会場で、イベントをオーガナイズしている元軍人の“Rick”という人に出会った。英語が苦手な私と、ほとんど日本語を話せないRickだが、不思議と意気投合し、イベントが終わった後も、バーで長時間話し続けた。そこで彼にこんなことを言われた。
「The most importance of human communication is “Empathy”. Takashi already has it, so you can communicate all over the world’s people. (人の会話の中で最も大事なのは、“共感する力”だ。隆司はすでにそれを持っているから、世界中の人と会話ができる。)How about expanding your HR consulting for globally? (人事の仕事を、もっとグローバルに広げてみてはどうだ?)」
自分の中の扉が開かれた気がした。この瞬間私は、淡々とした日常を打破するために、海外へ出ようと決心した。
2014年7月にジャカルタに渡る
私は、いったん決めてしまえば何でもすぐ行動に移す性格だ。社内のメンバーに、エイムソウルの海外展開を自ら行うと宣言し、わがままを受け入れてもらった。数ヵ所の海外視察を経て、移住先はインドネシアに決定。当時、経済成長著しいインドネシアだったが、成長が鈍化した後は、人が採れない、他社に引き抜かれた、社内に元気がない、といった「人と組織の課題」がどんどん生まれてくると考えた。インドネシア語はもちろん、英語すらろくに話せない自分だったが、Rickの言葉を胸に、エイや!と飛び込んだ。インドネシアに来てすぐ、部下が突然退職する、という苦い経験もあったが(第5話参照)、日本で10年以上、人事コンサルの会社を経営していたという、当時の私の経験や肩書に、関心を寄せてくれる人は多かった。徐々に仕事はスムーズに回り始め、「海外でも自分の存在価値を発揮できるかも」と、自信もついてきた。しかしこれはある種の勘違いだった。私という人間は、トラブルに見舞われないと気づかないのだ。
新卒社員のように叱られる40歳
インドネシアに来て1年ほど経った時、ある会社から採用関連のコンサルをご依頼いただいた。長期にわたるプロジェクトでそれまでの中で最も難易度が高かったが、日本では何度も経験のあることなので、「大丈夫だろう」と高をくくって引き受けた。しかし議論ポイントが複雑で、言葉や文化の壁にぶつかった。そして、インドネシアの採用事情も理解が浅いまま、前提条件を間違えた示唆を出した。さらには、自ら率いたインドネシア人のチームさえうまくまとめられず、結果的にお客様をがっかりさせてしまった。新しい環境に十分に適応しようとせず、「自分の知っている日本流のやり方」で進めてしまったため、当然の結果と言えるだろう。

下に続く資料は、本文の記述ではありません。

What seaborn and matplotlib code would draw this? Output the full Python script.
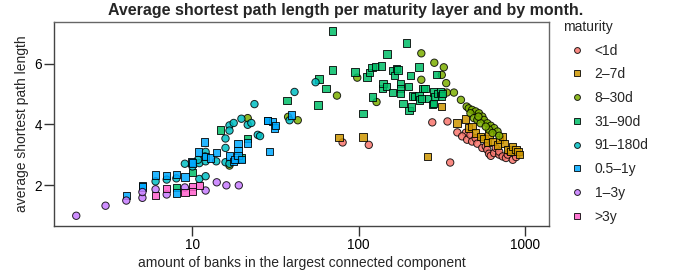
import pandas as pd
import matplotlib
matplotlib.use("Agg")
import matplotlib.pyplot as plt
import seaborn as sns
from matplotlib.ticker import FixedLocator, FuncFormatter, NullLocator

maturities = ["<1d", "2–7d", "8–30d", "31–90d", "91–180d", "0.5–1y", "1–3y", ">3y"]
colors = ["#F8766D", "#CD9600", "#7CAE00", "#00BE67",
          "#00BFC4", "#00A9FF", "#C77CFF", "#FF61CC"]
shapes = ["o", "s", "o", "s", "o", "s", "o", "s"]

# (banks in largest component, average shortest path length) per maturity layer
x_1d = [80, 115, 277, 342, 355, 392, 441, 419, 449, 470, 481, 505, 517, 554, 581,
        594, 608, 623, 653, 668, 700, 700, 734, 769, 788, 806, 845, 885]
y_1d = [3.41, 3.33, 4.07, 4.10, 2.75, 3.74, 3.73, 3.61, 3.50, 3.66, 3.44, 3.55, 3.37,
        3.23, 3.28, 3.17, 3.04, 2.97, 3.06, 3.23, 3.01, 3.11, 2.95, 2.90, 3.01, 3.11,
        2.84, 2.93]

x_7d = [76, 106, 259, 316, 390, 438, 459, 481, 505, 541, 567, 594, 608, 638, 684,
        700, 734, 751, 788, 825, 845, 885, 906, 927]
y_7d = [3.57, 3.59, 2.95, 4.59, 4.05, 4.18, 3.88, 3.93, 3.72, 3.61, 3.55, 3.41, 3.66,
        3.44, 3.33, 3.50, 3.61, 3.37, 3.17, 3.11, 3.28, 3.17, 3.11, 3.01]

x_30d = [21.5, 16.7, 37.6, 43, 74, 98, 128, 238, 238, 285, 325, 316, 336, 339, 374,
         412, 446, 459, 481, 505, 470, 529, 554, 493, 517, 567, 594, 541, 623, 653,
         608, 684, 638, 700, 581, 525]
y_30d = [4.21, 2.65, 4.25, 4.14, 4.95, 5.54, 4.74, 6.34, 5.47, 6.03, 5.88, 5.63, 5.36,
         5.05, 5.05, 4.81, 4.59, 4.53, 4.48, 4.43, 4.37, 4.37, 4.26, 4.21, 4.15, 4.15,
         4.04, 4.04, 3.96, 3.88, 3.83, 3.77, 3.72, 3.63, 3.93, 4.26]

x_90d = [8, 10, 14.8, 19.7, 21.5, 37, 57, 57.6, 63.5, 69.5, 69.5, 94.8, 106, 112, 116,
         120, 121, 126, 137, 139, 140, 147, 148, 160, 161, 164, 169, 172, 178, 178,
         178, 185, 194, 200, 201, 205, 208, 210, 217, 231, 231, 233, 239, 244, 250,
         262, 277, 281, 281, 288, 294, 300, 310, 315, 319]
y_90d = [1.93, 2.43, 3.82, 2.90, 3.55, 4.78, 4.64, 5.49, 5.19, 5.79, 7.07, 5.72, 4.36,
         5.56, 5.70, 5.87, 4.90, 5.90, 5.92, 5.19, 5.34, 5.24, 6.32, 5.05, 5.78, 5.60,
         5.84, 5.79, 5.34, 5.18, 5.02, 4.69, 6.68, 5.24, 4.47, 5.60, 4.58, 4.94, 4.92,
         4.94, 5.89, 4.80, 4.85, 5.18, 5.19, 4.85, 4.65, 5.07, 4.69, 4.91, 5.64, 5.02,
         5.07, 4.94, 5.01]

x_180d = [6, 7, 8, 9, 10, 11, 11, 12, 12, 12, 10.8, 13.9, 11.9, 15.8, 15.8, 15.8,
          16.7, 16.7, 17.7, 19.7, 21.5, 22.6, 23.6, 24.7, 25.5, 38.4, 41.1, 55, 16.7]
y_180d = [2.13, 2.19, 2.23, 2.71, 2.62, 2.73, 2.21, 3.10, 2.79, 2.30, 2.84, 2.79, 2.95,
          3.54, 3.23, 2.76, 3.97, 3.80, 4.05, 4.19, 3.99, 4.05, 4.67, 3.66, 3.62, 4.14,
          5.07, 5.39, 2.71]

x_1y = [4, 5, 5, 6, 7, 8, 8, 9, 9.9, 10, 10.9, 11.8, 12, 12.8, 13.9, 16.7, 17.7, 18,
        18.8, 18.8, 18.8, 19.7, 21.5, 28.2, 29.1, 30.4, 31.2, 31.5, 39.3, 28.4]
y_1y = [1.67, 2.00, 1.95, 2.34, 2.32, 2.35, 1.75, 2.27, 2.77, 2.73, 3.10, 3.42, 2.95,
        2.90, 3.08, 2.97, 2.79, 2.84, 3.37, 3.15, 2.99, 2.86, 3.39, 4.13, 3.11, 4.09,
        3.89, 3.96, 4.31, 4.14]

x_3y = [2, 3, 4, 5, 5, 6, 7, 9, 12, 14, 16, 19]
y_3y = [1.00, 1.33, 1.50, 1.59, 1.78, 1.87, 1.70, 1.93, 1.83, 2.10, 2.00, 2.00]

x_gt3y = [6, 7, 9, 10, 10, 11]
y_gt3y = [1.66, 1.90, 1.77, 1.97, 1.79, 1.99]

xs = [x_1d, x_7d, x_30d, x_90d, x_180d, x_1y, x_3y, x_gt3y]
ys = [y_1d, y_7d, y_30d, y_90d, y_180d, y_1y, y_3y, y_gt3y]

frames = []
for m, xv, yv in zip(maturities, xs, ys):
    frames.append(pd.DataFrame({"banks": xv, "path": yv, "maturity": m}))
df = pd.concat(frames, ignore_index=True)

sns.set_theme(style="ticks")
plt.rcParams["font.family"] = ["Liberation Sans", "DejaVu Sans"]

fig = plt.figure(figsize=(6.74, 2.75), dpi=100)
ax = fig.add_axes([0.0806, 0.18, 0.734, 0.739])

sns.scatterplot(data=df, x="banks", y="path", hue="maturity", style="maturity",
                hue_order=maturities, style_order=maturities,
                palette=dict(zip(maturities, colors)),
                markers=dict(zip(maturities, shapes)),
                s=28, alpha=0.85, edgecolor="black", linewidth=0.7, ax=ax)

ax.set_xscale("log")
ax.set_xlim(1.476, 1396)
ax.set_ylim(0.68, 7.36)
ax.xaxis.set_major_locator(FixedLocator([10, 100, 1000]))
ax.xaxis.set_major_formatter(FuncFormatter(lambda v, p: f"{int(v)}"))
ax.xaxis.set_minor_locator(NullLocator())
ax.set_yticks([2, 4, 6])

for name, sp in ax.spines.items():
    sp.set_visible(True)
    sp.set_color("#444444" if name in ("left", "bottom") else "#666666")
    sp.set_linewidth(1.0)
ax.tick_params(axis="both", direction="out", length=7, width=1.0,
               color="#333333", labelsize=9.8, labelcolor="black", pad=2)

ax.set_xlabel("amount of banks in the largest connected component", fontsize=10,
              labelpad=3)
ax.set_ylabel("average shortest path length", fontsize=10, labelpad=4)
fig.text(0.513, 0.962, "Average shortest path length per maturity layer and by month.",
         ha="center", va="center", fontsize=11.5, fontweight="bold")

sns.move_legend(ax, "upper left", bbox_to_anchor=(1.008, 1.06), frameon=False,
                title="maturity", fontsize=10, title_fontsize=10,
                labelspacing=0.7, handletextpad=0.3, markerscale=0.8,
                borderpad=0.2)
leg = ax.get_legend()
leg._legend_box.align = "left"

fig.savefig("out.png", dpi=100)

当時40歳を過ぎていたが、お客様から新入社員にされるような指摘を受け、恥ずかしく情けない気持ちを何度も味わった。そこで私は、「兎にも角にも、まずはインドネシアを知らないといけない」と思い、200名以上の日本人・インドネシア人にアンケートやインタビューを実施した。人々がどんなことを感じ、何に困っているかの声を集め、ディスカッションを重ねて自分なりの解決策を編み出していったのだ(第7話参照)。この頃から、インドネシアへ来た当初の「虚勢」は鳴りをひそめ、少しずつ本物の「自信」がつき、お客様の前に立って堂々と課題解決の議論をできるようになった。